A personal favorite of mine is the question of building public-key PCFs: PCFs where the setup can be instantiated non-interactively, a la Diffie-Hellman key exchange: given each other’s public key, two parties should be able to non-interactively derive PCF keys. This not only solves the setup problem (discussed earlier), but enjoys strong benefits when used in an “Internet-scale” setting: parties need not be online synchronously to run the setup, and $N$ parties can generate PCFs keys between every pair of nodes using $O(N)$ (broadcast) communication instead of $N^2$. A recent work showed the first efficient PK-PCF for OTs (it generates 15k to 30k OTs/s), but several core questions remain wide open: nothing is none for the VOLE correlation (yet alone for the OLE correlation, or for authenticated Beaver triples), and the construction requires quantumly-insecure assumptions. In my eyes, the following two questions are of fundamental interest:

Question: Is there an efficient 2-party public-key PCF for the VOLE correlation?

Of course, a positive answer to the above would automatically raise the next question of getting a PK-PCF for OLEs, or for authenticated Beaver triples.

Question: Is there an efficient post-quantum 2-party public-key PCF for OT?
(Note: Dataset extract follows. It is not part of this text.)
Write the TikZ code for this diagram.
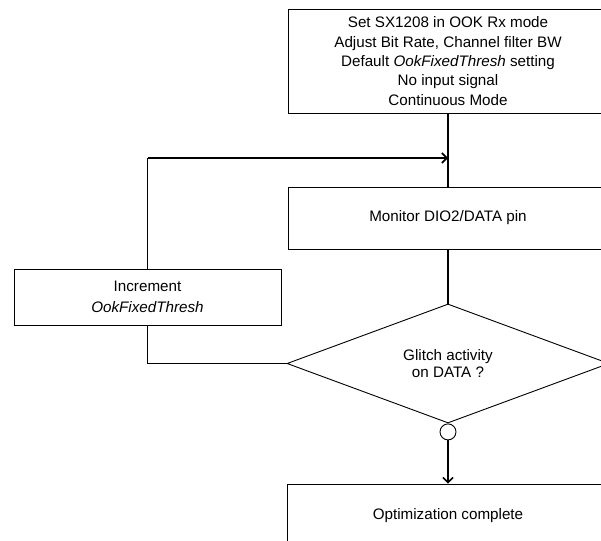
\documentclass[tikz,border=0pt]{standalone}
\usepackage{fontspec}
\setmainfont{Liberation Sans}
\usetikzlibrary{shapes.geometric,arrows.meta}
\begin{document}
\begin{tikzpicture}[x=1pt,y=-1pt,
  box/.style={draw, line width=0.9pt, rectangle, inner sep=0pt, align=center, font=\fontsize{15.2}{19.3}\selectfont},
  dec/.style={draw, line width=0.9pt, diamond, inner sep=0pt, align=center, minimum width=322pt, minimum height=119pt, font=\fontsize{15.2}{17.8}\selectfont},
  thickline/.style={line width=1.9pt},
  thinline/.style={line width=0.9pt},
  tip/.style={-{Straight Barb[length=5pt,width=10pt,line width=1.6pt]}}
]
\useasboundingbox (0,0) rectangle (601,540);
\clip (0,0) rectangle (601,540);
\node[box, minimum width=320pt, minimum height=104pt] (top) at (448,61)
  {Set SX1208 in OOK Rx mode\\Adjust Bit Rate, Channel filter BW\\Default \textit{OokFixedThresh} setting\\No input signal\\Continuous Mode};
\node[box, minimum width=320pt, minimum height=62pt] (mon) at (448,218) {Monitor DIO2/DATA pin};
\node[box, minimum width=267pt, minimum height=56pt, font=\fontsize{15.2}{21}\selectfont] (inc) at (147.5,297) {Increment\\\textit{OokFixedThresh}};
\node[dec] (dia) at (448,363.5) {Glitch activity\\on DATA ?};
\node[draw, thinline, circle, minimum size=16pt, inner sep=0pt, anchor=north] (circ) at (dia.south) {};
\node[box, minimum width=322pt, minimum height=64pt] (bot) at (448,516) {Optimization complete};
\coordinate (c1) at (147.5,158);
\draw[thickline] (top.south) -- (mon.north);
\draw[thickline, tip] (c1) -- (c1 -| top.south);
\draw[thinline] (inc.north) -- (c1);
\draw[thinline] (inc.south) |- (dia.west);
\draw[thickline] (mon.south) -- (dia.north);
\draw[thickline, tip] (circ.south) -- (bot.north);
\end{tikzpicture}
\end{document}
Note that a PK-PCF implies in particular a non-interactive key exchange, which is notoriously less efficient in the post-quantum setting than with group-based cryptography, so one can at best hope for something with a cost that is reasonable, even if significantly higher than from quantumly-insecure assumptions.

Other correlations

Eventually, there are many other correlations of interest one could want PCGs or PCFs for – too many to list them all! The questions below are just a few illustrative samples, but one can ask many questions along these lines:

Question: Is there an efficient PCG for generating matrix Beaver triples, where the seed size is polylogarithmic in both the matrix dimensions and the number of samples?
Question: Is there an efficient PCG for generating shares of the same pseudorandom bit over two different fields, e.g., $\mathbb{F}_2$ and $\mathbb{F}_p$ for some $p>2$?